Mashups, which have been repeatedly attacked by the entertainment industry, are by no means a new art form; they’ve been central to creativity for years (related examples are embedded below). Bach’s “Goldberg Variations” incorporate a number of popular songs of the era, including the always popular “Cabbages and Beets drove me away from you,” in its entirety, along with “Get closer to me, baby” (that’s what the German really means, except the “baby” part). So did Beethoven’s sonatas, particularly the second movement of the magnificent Opus 110 piano sonata (“Our cat had kittens” and ” I’m a slob, you’re a slob”).
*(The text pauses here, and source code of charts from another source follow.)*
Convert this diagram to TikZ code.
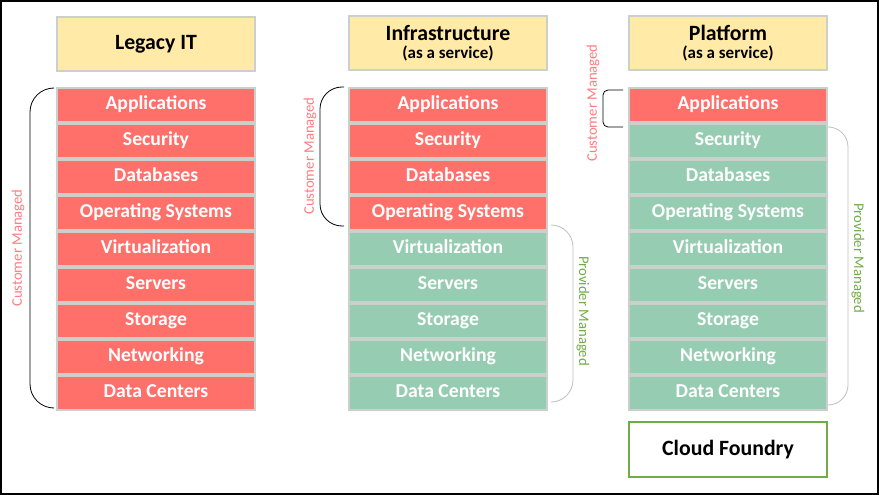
\documentclass[tikz,border=0pt]{standalone}
\usepackage{fontspec}
\setmainfont{Carlito}
\definecolor{redrow}{RGB}{255,112,107}
\definecolor{greenrow}{RGB}{150,205,178}
\definecolor{hdr}{RGB}{255,234,168}
\definecolor{rowedge}{RGB}{204,208,204}
\definecolor{custc}{RGB}{255,124,128}
\definecolor{provc}{RGB}{112,173,71}
\definecolor{braceg}{RGB}{191,191,191}
\begin{document}
\begin{tikzpicture}[x=1pt,y=-1pt,
  rowbox/.style={draw=rowedge, line width=1.3pt, minimum width=198pt, minimum height=34pt, inner sep=0pt, text height=13.5pt, text depth=4.5pt, text=white, font=\fontsize{19.7}{20}\selectfont\bfseries},
  redbox/.style={rowbox, fill=redrow},
  greenbox/.style={rowbox, fill=greenrow},
  hdrbox/.style={draw=rowedge, fill=hdr, line width=1.3pt, minimum width=198pt, minimum height=54pt, inner sep=0pt, align=center, font=\bfseries},
  custbrace/.style={draw=black, line width=0.8pt},
  provbrace/.style={draw=braceg, line width=0.8pt},
  custlabel/.style={text=custc, font=\fontsize{14.7}{16}\selectfont, rotate=90, inner sep=0pt},
  provlabel/.style={text=provc, font=\fontsize{14.7}{16}\selectfont, rotate=-90, inner sep=0pt},
  cfbox/.style={draw=provc, fill=white, line width=1.2pt, minimum width=198pt, minimum height=55pt, inner sep=0pt, font=\fontsize{21.8}{24}\selectfont\bfseries}
]
\useasboundingbox (0,0) rectangle (879,495);
\draw[line width=2pt] (1,1) rectangle (878,494);

% headers
\node[hdrbox] (hL) at (156,44) {\fontsize{21.8}{24}\selectfont Legacy IT};
\node[hdrbox] (hI) at (448,43) {\fontsize{21.8}{23}\selectfont Infrastructure\\[4pt]\fontsize{17}{18}\selectfont (as a service)};
\node[hdrbox] (hP) at (728,43) {\fontsize{21.8}{23}\selectfont Platform\\[4pt]\fontsize{17}{18}\selectfont (as a service)};

% rows
\foreach \t [count=\i from 0] in {Applications,Security,Databases,Operating Systems,Virtualization,Servers,Storage,Networking,Data Centers}{
  \node[redbox] (L\i) at (156,105+36*\i) {\t};
}
\foreach \t [count=\i from 0] in {Applications,Security,Databases,Operating Systems}{
  \node[redbox] (I\i) at (448,105+36*\i) {\t};
}
\foreach \t [count=\i from 4] in {Virtualization,Servers,Storage,Networking,Data Centers}{
  \node[greenbox] (I\i) at (448,105+36*\i) {\t};
}
\node[redbox] (P0) at (728,105) {Applications};
\foreach \t [count=\i from 1] in {Security,Databases,Operating Systems,Virtualization,Servers,Storage,Networking,Data Centers}{
  \node[greenbox] (P\i) at (728,105+36*\i) {\t};
}

\node[cfbox] (cf) at (728,449.5) {Cloud Foundry};

% braces
\draw[custbrace, rounded corners=24] (52,88) -- (30,88) -- (30,408) -- (52,408);
\node[custlabel] (cL) at (18,248) {Customer Managed};

\draw[custbrace, rounded corners=22] (344,87) -- (320,87) -- (320,226) -- (344,226);
\node[custlabel] (cI) at (310,156) {Customer Managed};

\draw[provbrace, rounded corners=22] (551,225) -- (573,225) -- (573,402) -- (551,402);
\node[provlabel] (pI) at (583,311) {Provider Managed};

\draw[custbrace, rounded corners=5] (623,90) -- (603,90) -- (603,127) -- (623,127);
\node[custlabel] (cP) at (593,103) {Customer Managed};

\draw[provbrace, rounded corners=20] (831,127) -- (848,127) -- (848,405) -- (830,405);
\node[provlabel] (pP) at (858,258) {Provider Managed};
\end{tikzpicture}
\end{document}
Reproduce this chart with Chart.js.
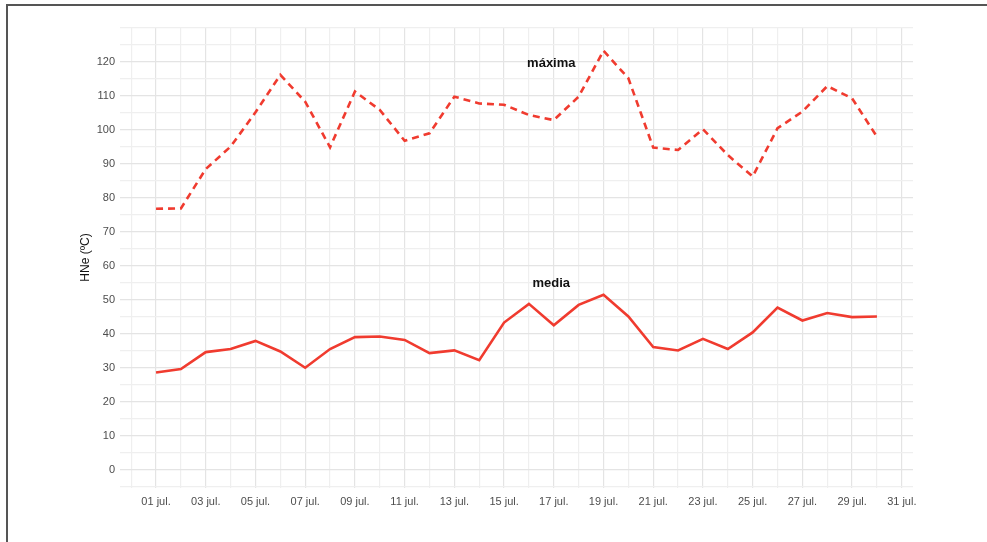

I could list examples for pages; musicologists spend entire careers searching for this stuff. The complexity with which these songs are woven into a much greater piece is amazing, but they’re there, they’ve obviously there once you know what to look for, and they go way beyond what would survive “fair use” and the DMCA, let alone SOPA and PIPA.
Even more fundamentally, there is no such thing as creativity that doesn’t rely on the past. Sometimes the links are very subtle and hidden; sometimes they’re out in the open, and we don’t notice them only because we’ve declared Bach and Beethoven “great composers” and forgotten the popular music of their day. Our peculiar post-Romantic notion that all real artists somehow create their works out of nothing is partly to blame. Nothing could be further from the truth. And it’s not just art. In a very rare moment of humility, Isaac Newton said “If I have seen further it is by standing on the shoulders of Giants.”
So the notion that creativity can be owned, and that any use of someone else’s ideas requires compensation, is nothing but an attempt to steal all of creativity. Whoever can pay their lawyers the most wins. Anyone smell pirates in the room? I am not willing to sacrifice this generation’s great artists on the altar of Hollywood. I’m not willing to have the next Bach, Beethoven, or Shakespeare post their work online, only to have it taken down because they haven’t paid off a bunch of executives who think they own creativity.